_SUPPLIED RECORDS_.
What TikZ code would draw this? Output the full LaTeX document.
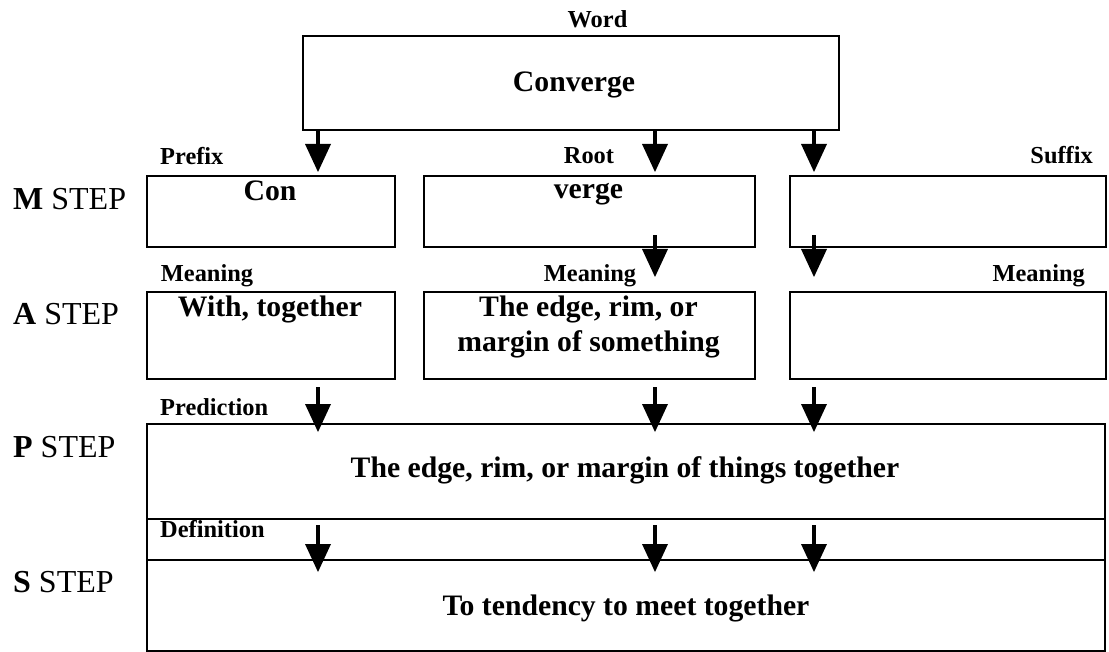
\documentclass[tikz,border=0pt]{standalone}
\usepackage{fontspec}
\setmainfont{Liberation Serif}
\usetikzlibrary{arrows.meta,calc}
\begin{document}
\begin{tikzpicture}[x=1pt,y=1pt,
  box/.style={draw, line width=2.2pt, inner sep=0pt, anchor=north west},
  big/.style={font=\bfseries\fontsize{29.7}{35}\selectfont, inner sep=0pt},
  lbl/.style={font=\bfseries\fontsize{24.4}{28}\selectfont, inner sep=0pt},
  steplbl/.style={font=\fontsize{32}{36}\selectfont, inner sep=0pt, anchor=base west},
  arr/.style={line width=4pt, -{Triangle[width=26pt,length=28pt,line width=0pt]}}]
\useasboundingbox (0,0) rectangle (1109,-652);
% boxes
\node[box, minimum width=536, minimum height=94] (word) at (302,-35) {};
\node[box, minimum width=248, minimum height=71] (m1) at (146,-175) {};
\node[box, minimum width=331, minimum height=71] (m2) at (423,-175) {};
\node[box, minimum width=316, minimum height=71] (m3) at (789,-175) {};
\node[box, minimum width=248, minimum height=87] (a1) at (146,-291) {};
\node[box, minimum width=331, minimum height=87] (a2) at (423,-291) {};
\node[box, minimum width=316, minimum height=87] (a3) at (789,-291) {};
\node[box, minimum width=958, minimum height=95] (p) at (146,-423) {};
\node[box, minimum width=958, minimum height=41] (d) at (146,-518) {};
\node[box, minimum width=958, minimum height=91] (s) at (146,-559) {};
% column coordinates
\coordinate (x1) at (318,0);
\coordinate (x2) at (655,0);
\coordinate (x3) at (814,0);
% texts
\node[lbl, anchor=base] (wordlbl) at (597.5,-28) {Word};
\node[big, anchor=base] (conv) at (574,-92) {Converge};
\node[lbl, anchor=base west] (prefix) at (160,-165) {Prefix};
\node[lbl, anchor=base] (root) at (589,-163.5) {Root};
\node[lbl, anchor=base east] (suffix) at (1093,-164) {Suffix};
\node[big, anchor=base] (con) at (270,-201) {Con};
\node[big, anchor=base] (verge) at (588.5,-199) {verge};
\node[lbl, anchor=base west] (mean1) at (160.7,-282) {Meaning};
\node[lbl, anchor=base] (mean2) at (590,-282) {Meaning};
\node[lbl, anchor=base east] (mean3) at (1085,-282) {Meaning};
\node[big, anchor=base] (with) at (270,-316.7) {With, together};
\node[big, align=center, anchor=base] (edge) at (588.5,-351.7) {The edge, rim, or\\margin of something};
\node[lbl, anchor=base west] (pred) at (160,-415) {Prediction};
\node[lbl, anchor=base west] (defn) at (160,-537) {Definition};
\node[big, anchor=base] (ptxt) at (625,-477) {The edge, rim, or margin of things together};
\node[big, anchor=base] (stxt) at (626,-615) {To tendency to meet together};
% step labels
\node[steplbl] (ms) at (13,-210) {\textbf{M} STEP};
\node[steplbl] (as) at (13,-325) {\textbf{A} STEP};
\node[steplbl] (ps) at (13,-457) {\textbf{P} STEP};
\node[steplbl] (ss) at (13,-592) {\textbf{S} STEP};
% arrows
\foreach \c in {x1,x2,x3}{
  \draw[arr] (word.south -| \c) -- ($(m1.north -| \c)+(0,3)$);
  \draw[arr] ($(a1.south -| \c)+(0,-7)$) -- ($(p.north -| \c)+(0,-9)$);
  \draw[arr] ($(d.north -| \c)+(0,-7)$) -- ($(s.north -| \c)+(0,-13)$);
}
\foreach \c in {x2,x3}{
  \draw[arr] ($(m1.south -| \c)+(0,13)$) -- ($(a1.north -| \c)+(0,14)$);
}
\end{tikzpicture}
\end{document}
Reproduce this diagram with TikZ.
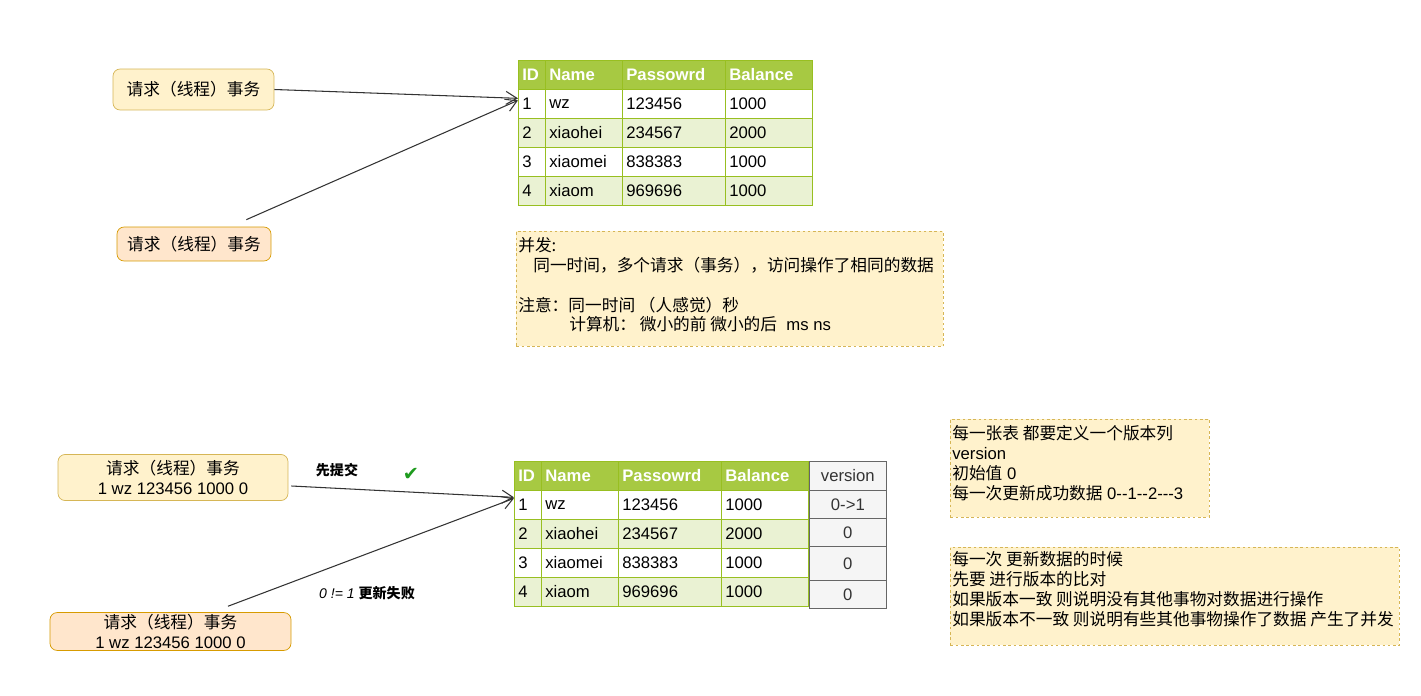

_WHAT TO DO_. Reproduce each line exactly as it appears, omitting the pictures.

_REPLY_.
What TikZ code would draw this? Output the full LaTeX document.
\documentclass[tikz,border=0pt]{standalone}
\usepackage{fontspec}
\setmainfont{Liberation Serif}
\usetikzlibrary{arrows.meta,calc}
\begin{document}
\begin{tikzpicture}[x=1pt,y=1pt,
  box/.style={draw, line width=2.2pt, inner sep=0pt, anchor=north west},
  big/.style={font=\bfseries\fontsize{29.7}{35}\selectfont, inner sep=0pt},
  lbl/.style={font=\bfseries\fontsize{24.4}{28}\selectfont, inner sep=0pt},
  steplbl/.style={font=\fontsize{32}{36}\selectfont, inner sep=0pt, anchor=base west},
  arr/.style={line width=4pt, -{Triangle[width=26pt,length=28pt,line width=0pt]}}]
\useasboundingbox (0,0) rectangle (1109,-652);
% boxes
\node[box, minimum width=536, minimum height=94] (word) at (302,-35) {};
\node[box, minimum width=248, minimum height=71] (m1) at (146,-175) {};
\node[box, minimum width=331, minimum height=71] (m2) at (423,-175) {};
\node[box, minimum width=316, minimum height=71] (m3) at (789,-175) {};
\node[box, minimum width=248, minimum height=87] (a1) at (146,-291) {};
\node[box, minimum width=331, minimum height=87] (a2) at (423,-291) {};
\node[box, minimum width=316, minimum height=87] (a3) at (789,-291) {};
\node[box, minimum width=958, minimum height=95] (p) at (146,-423) {};
\node[box, minimum width=958, minimum height=41] (d) at (146,-518) {};
\node[box, minimum width=958, minimum height=91] (s) at (146,-559) {};
% column coordinates
\coordinate (x1) at (318,0);
\coordinate (x2) at (655,0);
\coordinate (x3) at (814,0);
% texts
\node[lbl, anchor=base] (wordlbl) at (597.5,-28) {Word};
\node[big, anchor=base] (conv) at (574,-92) {Converge};
\node[lbl, anchor=base west] (prefix) at (160,-165) {Prefix};
\node[lbl, anchor=base] (root) at (589,-163.5) {Root};
\node[lbl, anchor=base east] (suffix) at (1093,-164) {Suffix};
\node[big, anchor=base] (con) at (270,-201) {Con};
\node[big, anchor=base] (verge) at (588.5,-199) {verge};
\node[lbl, anchor=base west] (mean1) at (160.7,-282) {Meaning};
\node[lbl, anchor=base] (mean2) at (590,-282) {Meaning};
\node[lbl, anchor=base east] (mean3) at (1085,-282) {Meaning};
\node[big, anchor=base] (with) at (270,-316.7) {With, together};
\node[big, align=center, anchor=base] (edge) at (588.5,-351.7) {The edge, rim, or\\margin of something};
\node[lbl, anchor=base west] (pred) at (160,-415) {Prediction};
\node[lbl, anchor=base west] (defn) at (160,-537) {Definition};
\node[big, anchor=base] (ptxt) at (625,-477) {The edge, rim, or margin of things together};
\node[big, anchor=base] (stxt) at (626,-615) {To tendency to meet together};
% step labels
\node[steplbl] (ms) at (13,-210) {\textbf{M} STEP};
\node[steplbl] (as) at (13,-325) {\textbf{A} STEP};
\node[steplbl] (ps) at (13,-457) {\textbf{P} STEP};
\node[steplbl] (ss) at (13,-592) {\textbf{S} STEP};
% arrows
\foreach \c in {x1,x2,x3}{
  \draw[arr] (word.south -| \c) -- ($(m1.north -| \c)+(0,3)$);
  \draw[arr] ($(a1.south -| \c)+(0,-7)$) -- ($(p.north -| \c)+(0,-9)$);
  \draw[arr] ($(d.north -| \c)+(0,-7)$) -- ($(s.north -| \c)+(0,-13)$);
}
\foreach \c in {x2,x3}{
  \draw[arr] ($(m1.south -| \c)+(0,13)$) -- ($(a1.north -| \c)+(0,14)$);
}
\end{tikzpicture}
\end{document}
Reproduce this diagram with TikZ.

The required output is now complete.